Consumers’ increasing interest in healthy options has opened up new directions for carbonated beverages, with 17.5% of global launches using low-calorie and reduced sugar claims. This figure reaches almost 25% in the US and western Europe, but falls to 11% in Asia.
What's next?
Another recent trend is that of mid-calorie products. These are pitched as having all the taste of full-sugar products, but with the health benefits of low-sugar products. PepsiCo has led the concept in the US with its Pepsi Next cola. It has 60% fewer calories than regular Pepsi and is sweetened with a blend of high-fructose corn syrup (HFCS), aspartame, acesulfame-K and sucralose.
What’s especially interesting about Pepsi Next is that it was launched in Australia using a stevia formulation, rather than a stevia and artificial sweetener blend, that gives a 30% sugar reduction, rather than the 60% reduction launched in the US. Given that Australia’s obesity crisis is virtually on par with America’s, this disparity seems odd.
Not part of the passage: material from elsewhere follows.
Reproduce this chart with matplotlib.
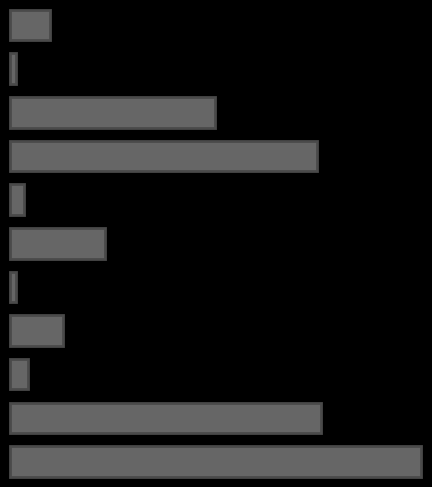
import matplotlib
matplotlib.use('Agg')
import matplotlib.pyplot as plt

# valores (sin etiquetas visibles)
categorias = list(range(11))
valores = [40, 6, 205, 307, 14, 95, 6, 53, 18, 311, 411]

fig = plt.figure(figsize=(4.32, 4.87), dpi=100, facecolor='black')
ax = fig.add_axes([0, 0, 1, 1])
ax.set_facecolor('black')

ax.barh(categorias, valores, height=0.7, left=0,
        color='#666666', edgecolor='#4a4a4a', linewidth=2)

ax.set_xlim(-10, 422)
ax.set_ylim(10.584, -0.573)
ax.axis('off')

plt.savefig('out.png', dpi=100, facecolor='black')
plt.close()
There’s no doubt that Pepsi would have made this decision based on extensive market research, so what does this say about the Australian market? Are we yet to embrace the low-calorie trend in the same way as our American counterparts? Or is our awareness of our obesity epidemic yet to catch up with the truth of the situation?
The mid-calorie bandwagon
The US’s other two major carbonated beverages players - Coca-Cola and Dr Pepper - have also jumped on the mid-calorie bandwagon, suggesting that these companies also see value in launching mid-calorie lines. Coca-Cola developed and tested its own mid-calorie carbonates range in 2012 using the Select sub-brand for Fanta and Sprite products. The sub-brand claims a 50% calorie reduction on standard lines, with beverages featuring natural sweeteners such as sugar, stevia and erythritol.
Dr Pepper Snapple has been developing its Dr Pepper Ten concept, a 10-calorie carbonate with ‘macho marketing’ aimed at 25- to 34-year-old men, which hopes to ditch the diet image - perhaps in the same way that mid-strength beer hoped to shake off an association with light beer in Australia.
Dr Pepper Ten was launched in 2011 and was closely followed by the launch of 7 Up Ten, A&W Ten, Sunkist Ten, Canada Dry Ten and RC Ten in January 2013. These launches all feature both caloric and non-caloric sweeteners: HFCS, aspartame and acesulfame-K. Containing just 10 calories, they fall in between both the traditional diet soft drink and mid-calorie categories.
While mid-calorie carbonated beverages might seem to open up a whole new category, Williams warns that it might be a bit too good to be true. “They may not have widespread consumer appeal, may confuse consumers with a raft of different calorie levels, sweeteners and positionings and may, in any case, cannibalise sales of existing full- and low-calorie lines,” Williams said.